In May 2014, the FASB issued ASU No. 2014-09, Revenue from Contracts with Customers, which requires an entity to recognize the amount of revenue to which it expects to be entitled for the transfer of promised goods or services to customers. The ASU will replace most existing revenue recognition guidance in U.S. GAAP when it becomes effective. In July 2015, the FASB voted to defer the effective date of the new standard until fiscal years beginning after December 15, 2017 with early application permitted for fiscal years beginning after December 15, 2016. With the deferral, the new standard is effective for the Company on July 1, 2018. In addition, in April 2016 the FASB issued ASU No. 2016-10, Identifying Performance Obligations and Licensing, which addresses various issues associated with identifying performance obligations, licensing of intellectual property, royalty considerations, and other matters.

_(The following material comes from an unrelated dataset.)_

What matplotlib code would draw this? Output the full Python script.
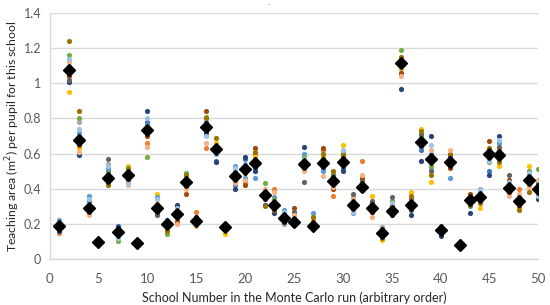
import matplotlib
matplotlib.use('Agg')
import matplotlib.pyplot as plt

plt.rcParams['font.family'] = ['Lato', 'DejaVu Sans']

schools = list(range(1, 51))

# average over all Monte Carlo runs (black diamonds)
mean_area = [0.19, 1.075, 0.68, 0.29, 0.095, 0.463, 0.152, 0.476, 0.093, 0.734,
             0.29, 0.197, 0.256, 0.44, 0.218, 0.753, 0.624, 0.18, 0.47, 0.51,
             0.545, 0.364, 0.307, 0.235, 0.212, 0.54, 0.188, 0.545, 0.446, 0.554,
             0.31, 0.408, 0.288, 0.146, 0.275, 1.117, 0.31, 0.668, 0.57, 0.165,
             0.55, 0.08, 0.336, 0.35, 0.60, 0.59, 0.406, 0.33, 0.45, 0.40]

# individual runs (coloured dots)
run1 = [.21, 1.05, .66, .33, .10, .50, .19, .47, .095, .78, .30, .22, .30, .46, .23, .78, .56, .19, .42, .57,
        .52, .35, .30, .22, .21, .56, .19, .52, .46, .52, .30, .40, .27, .15, .28, 1.10, .32, .62, .60, .17,
        .58, .08, .32, .36, .50, .61, .41, .32, .46, .38]
run2 = [.15, 1.10, .70, .27, .09, .47, .14, .44, .09, .66, .27, .20, .22, .43, .27, .63, .64, .17, .45, .44,
        .60, .38, .40, .24, .23, .53, .18, .62, .36, .61, .28, .56, .30, .13, .27, 1.12, .33, .66, .56, .16,
        .55, .08, .35, .37, .62, .62, .39, .40, .44, .41]
run3 = [.19, 1.13, .78, .30, .095, .54, .15, .50, .10, .73, .29, .21, .25, .45, .21, .75, .62, .18, .50, .50,
        .55, .37, .33, .20, .22, .51, .20, .55, .44, .57, .35, .43, .28, .18, .31, 1.08, .30, .69, .52, .18,
        .53, .085, .36, .40, .60, .58, .40, .33, .42, .43]
run4 = [.18, .95, .63, .29, .09, .43, .13, .53, .09, .71, .37, .17, .26, .47, .22, .74, .66, .14, .47, .52,
        .58, .39, .32, .23, .24, .54, .22, .58, .49, .65, .32, .41, .36, .11, .29, 1.09, .38, .74, .44, .16,
        .57, .08, .34, .29, .58, .53, .37, .29, .53, .40]
run5 = [.22, 1.08, .72, .36, .10, .52, .16, .49, .095, .76, .35, .19, .28, .42, .20, .77, .61, .18, .53, .46,
        .46, .36, .35, .28, .22, .60, .26, .50, .45, .55, .26, .42, .31, .14, .30, 1.13, .31, .64, .59, .19,
        .46, .085, .30, .38, .57, .66, .42, .35, .47, .39]
run6 = [.17, 1.16, .80, .28, .095, .49, .10, .52, .10, .58, .28, .14, .24, .49, .22, .81, .60, .17, .49, .53,
        .57, .43, .34, .25, .21, .58, .19, .54, .48, .60, .33, .45, .29, .16, .33, 1.19, .29, .70, .53, .17,
        .56, .08, .33, .34, .55, .57, .43, .31, .50, .51]
run7 = [.16, 1.01, .59, .26, .09, .45, .18, .46, .09, .84, .31, .21, .31, .41, .24, .72, .55, .20, .40, .58,
        .50, .31, .26, .26, .20, .64, .18, .56, .42, .50, .29, .39, .32, .13, .25, .97, .25, .56, .70, .13,
        .59, .08, .26, .35, .48, .70, .38, .34, .45, .34]
run8 = [.20, 1.04, .65, .31, .10, .44, .14, .45, .095, .70, .26, .18, .21, .37, .23, .84, .63, .19, .46, .42,
        .63, .34, .31, .21, .29, .52, .21, .63, .40, .58, .31, .46, .27, .15, .30, 1.06, .34, .67, .58, .15,
        .52, .08, .37, .33, .67, .60, .45, .30, .43, .42]
run9 = [.19, 1.02, .69, .29, .095, .57, .15, .48, .10, .74, .25, .20, .25, .44, .21, .76, .62, .18, .48, .51,
        .54, .38, .29, .24, .27, .44, .20, .57, .47, .56, .37, .44, .33, .17, .35, 1.11, .28, .71, .50, .17,
        .55, .085, .34, .36, .61, .64, .48, .36, .48, .44]
run10 = [.18, 1.24, .84, .30, .10, .42, .16, .51, .09, .72, .29, .16, .27, .48, .20, .80, .69, .17, .44, .49,
         .61, .30, .28, .22, .23, .55, .24, .60, .50, .59, .30, .41, .30, .12, .26, 1.15, .36, .73, .48, .16,
         .60, .08, .31, .32, .63, .55, .40, .28, .38, .37]
run11 = [.20, 1.12, .61, .25, .10, .48, .17, .42, .10, .64, .32, .19, .20, .40, .19, .66, .65, .18, .43, .45,
         .56, .40, .38, .23, .25, .50, .17, .47, .41, .54, .34, .48, .24, .14, .28, 1.04, .30, .68, .62, .18,
         .62, .08, .35, .37, .59, .59, .36, .37, .41, .45]
run12 = [.17, 1.14, .74, .34, .09, .53, .12, .43, .09, .80, .34, .22, .29, .45, .22, .70, .60, .19, .52, .54,
         .53, .36, .33, .27, .21, .57, .19, .53, .43, .62, .27, .40, .28, .16, .32, 1.10, .33, .65, .65, .17,
         .54, .085, .33, .39, .56, .68, .44, .33, .49, .36]

runs = [run1, run2, run3, run4, run5, run6, run7, run8, run9, run10, run11, run12]
run_colors = ['#4472C4', '#ED7D31', '#A5A5A5', '#FFC000', '#5B9BD5', '#70AD47',
              '#264478', '#9E480E', '#636363', '#997300', '#F4B183', '#9DC3E6']

x_ticks = [0, 5, 10, 15, 20, 25, 30, 35, 40, 45, 50]
y_ticks = [0, 0.2, 0.4, 0.6, 0.8, 1.0, 1.2, 1.4]
y_tick_labels = ['0', '0.2', '0.4', '0.6', '0.8', '1', '1.2', '1.4']

fig = plt.figure(figsize=(5.5, 3.05), dpi=100)
ax = fig.add_axes([0.09, 0.151, 0.8887, 0.806])

for vals, c in zip(runs, run_colors):
    ax.scatter(schools, vals, s=14, color=c, linewidths=0, zorder=2)
ax.plot(schools, mean_area, linestyle='none', marker='D', markersize=6,
        color='black', zorder=3)

ax.set_xlim(0, 50)
ax.set_ylim(0, 1.4)
ax.set_xticks(x_ticks)
ax.set_yticks(y_ticks)
ax.set_yticklabels(y_tick_labels)
ax.tick_params(length=0, labelsize=9, colors='#595959', pad=6)
ax.tick_params(axis='x', pad=10, labelsize=9.5)
ax.grid(axis='y', color='#d9d9d9', linewidth=1)
ax.set_axisbelow(True)
for s in ['top', 'right']:
    ax.spines[s].set_visible(False)
for s in ['left', 'bottom']:
    ax.spines[s].set_color('#d9d9d9')
    ax.spines[s].set_linewidth(1)

ax.set_xlabel('School Number in the Monte Carlo run (arbitrary order)', fontsize=9, color='#262626', labelpad=5)
ax.set_ylabel('Teaching area (m$^2$) per pupil for this school', fontsize=8.8, color='#262626',
              va='center')
ax.yaxis.set_label_coords(-0.076, 0.5)

fig.text(268 / 550, 1 - 5 / 305, '–', fontsize=5, color='#a0a0a0', ha='center', va='center')

fig.savefig('out.png', dpi=100)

ASU No. 2016-10 is effective in connection with ASU No. 2014-09. The two permitted transition methods under ASU 2014-09 are the full retrospective method, in which case the new standard would be applied to each prior period presented and the cumulative effect of applying the standard would be recognized as of the earliest period reported, or the modified retrospective method, in which case the cumulative effect of applying the new standard would be recognized as of the date of initial application. The Company is currently evaluating the impact that the implementation of this standard will have on the Company’s consolidated financial statements, including performing an assessment of the impact of the new standard on its collaboration arrangements with third parties.